Kilwardby's 55th Lesson

Wolfgang Lenzen



In “Lectio 55” of his Notule libri Priorum, Robert Kilwardby discussed various objections that had been raised against Aristotle’s Theses. The first thesis, AT1, says that no proposition q is implied both by a proposition p and by its negation, ∼p. AT2 says that no proposition p is implied by its own negation. In Prior Analytics, Aristotle had shown that AT2 entails AT1, and he argued that the assumption of a proposition p such that (∼p → p) would be “absurd”.

The unrestricted validity of AT1, AT2, however, is at odds with other principles which were widely accepted by medieval logicians, namely the law Ex Impossibili Quodlibet, EIQ, and the rules of disjunction introduction. Since, according to EIQ, the impossible proposition (p ∧ ∼p) implies every proposition, it also implies ∼(p∧∼p), in contradiction to AT2. Furthermore, by way of disjunction introduction, the proposition (p∨∼p) is implied both by p and by ∼p, in contradiction to AT1.

Kilwardby tried to defend AT1, AT2 against these objections by claiming that EIQ holds only for accidental but not for natural implications.
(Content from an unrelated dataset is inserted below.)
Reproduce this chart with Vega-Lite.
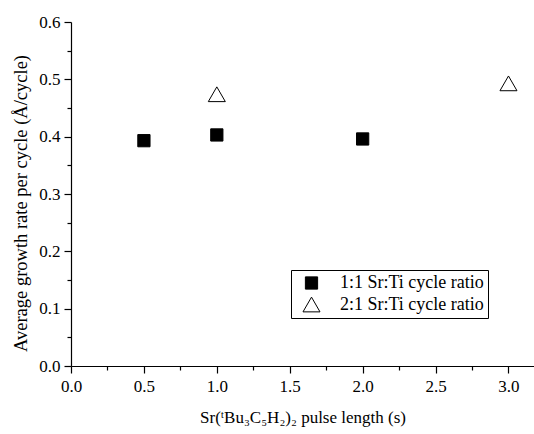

The second argument, however, cannot be refuted in this way because Kilwardby had to admit that every disjunction (p ∨ q) is naturally implied by its disjuncts. He therefore introduced the further requirement that, in order to constitute a genuine counterexample to AT1, (p → q) and (∼p → q) have to hold “by virtue of the same thing”.

In a recently published paper, Spencer Johnston accepted this futile defence of AT1 and developed a formal semantics that would fit Kilwardby’s presumably connexive implication. This procedure, however, is misguided because the remaining considerations of Lesson 55  which were entirely ignored by Johnston  show that Kilwardby eventually recognized that AT2 is bound to fail. After all he concluded: “So it should be granted that from the impossible its opposite follows, and that the necessary follows from its opposite”.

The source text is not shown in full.